One of the better Yuletide traditions is the venerable holiday Advent Calendar, in which each day of December leading up to Christmas is marked off on a special calendar by opening its corresponding door to find a small gift, toy or chocolate squirreled away inside.
This year, we here at Cult of Mac decided we wanted to give our readers their very own Apple-themed advent calendar, filled with the year’s best apps, gadgets, stories and other curios. So each day in December, we’re going to lovingly peel back the door on the Cult of Mac 2012 Advent Calendar to reveal another delicious morsel, something really special that came out this year that we think every one of you should enjoy.

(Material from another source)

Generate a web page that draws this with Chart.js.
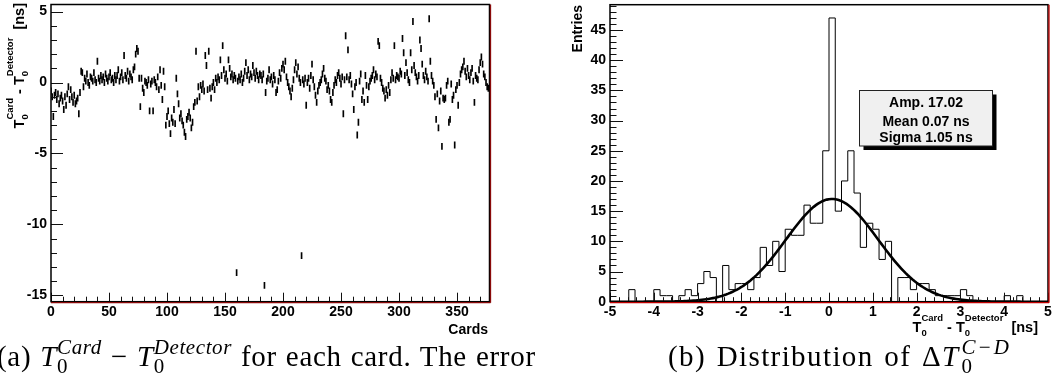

What’s behind the door for Day 4? It’s bright and shiny. It even changes colors whenever you want it to. It’s the Philips Hue smart LED lightbulb.
Check this video out – it’s a developer who’s used a Siri development plugin to control his Phillips Hue IP-controllable light bulbs. While the video is short, the guy who did it, Brandon Evans, has posted the code and instructions needed to make it happen on your own iPad, assuming you know what he’s talking about.
Evan has this to say about the project:
The Philips Hue hardware was first intriguing to me because they explicitly mention that it’s a ZigBee certified product on the packaging and labels. ZigBee is a wireless technology that is different from WiFi in a few important ways: Low power, equivalent range and intended for light data mesh networks. It’s popular with DIY hardware makers (think Arduinos) for this reason, as well as that it’s much cheaper than WiFi modules. It seems like it may be the wireless standards of choice for consumer home automation systems that are coming to market. As an example, the Nest thermostat was also found to have ZigBee hardware inside, although it isn’t supported in software yet. Because of all this I wanted to see exactly what hardware Philips was using, and if it would be possible to replicate the Hue system.
Looks like a great first step to using off-the-shelf technology to control home systems. Bravo, Mr. Evans!